PV system engineered electrical drawings

I am located in Kansas, working on installing about a 9.3kw system. I have approval from my energy provider for my system, and I used drawings from solardesigntool.com. I applied for the building permit using these plans and the engineered plans for my tamarack ground mount. The inspector seems to be afraid of his own tail, and will not give me the permit without having an engineers stamp on my electrical plans. They are very complete plans that are code compliant and cover every angle, but he literally said "if you fry the electric grid, it will come back on me....and what if this system is build by the Chinese to take out our grid??" That's a quote. I have a licensed electrician who will be overseeing the install and signing it off. But apparently all of this isn't good enough. Does anyone have any advice??? Or is there a go to engineering firm who is licensed in Kansas who could help me? So far all I get from the folks i've called is "it will cost too much and make the project not worth building financially".
Help??
Thanks. 

Comments

  • Dave Angelini
    Dave Angelini Solar Expert Posts: 6,894 ✭✭✭✭✭✭
    Is the inspector the director of the building department? If so, I agree you are in trouble. Talk with the director and look at the county website to see if there is guidance for DIY solar. What is typically done by the pro's there? 
    "we go where power lines don't" Sierra Nevada mountain area
       htps://offgridsolar1.com/
    E-mail offgridsolar@sti.net

  • Marc Kurth
    Marc Kurth Solar Expert Posts: 1,167 ✭✭✭✭
    Or hire a EE to review your design.
    I always have more questions than answers.

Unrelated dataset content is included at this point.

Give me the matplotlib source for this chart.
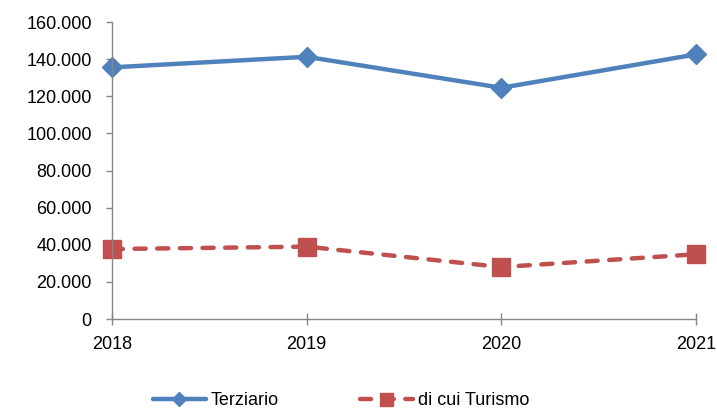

That's the nature of life.
  • Solar Guppy
    Solar Guppy Solar Expert Posts: 1,989 ✭✭✭
    I used solardesigntool as well, for wet stamps I used this service greenlancer.com

    Anyone doing their own permit package should expect requirements for both structural and electrical PE sign-off ( wet stamps ).
  • Dave Angelini
    Dave Angelini Solar Expert Posts: 6,894 ✭✭✭✭✭✭
    Depends on the state/local for the requirments. California is actually fairly easy! The OP never came back......
    "we go where power lines don't" Sierra Nevada mountain area
       htps://offgridsolar1.com/
    E-mail offgridsolar@sti.net

  • bcompton53
    bcompton53 Registered Users Posts: 2
    Yeah I got busy. Thanks for the tips. I ended up using solar design and went through vector engineering. Was $170 and no changes made to my design. It’s frustrating to be almost $1000 spent already for permitting and engineering, when all my plans were adequate, but I guess that’s the world we have. The responsible ones have to pay for the incapable.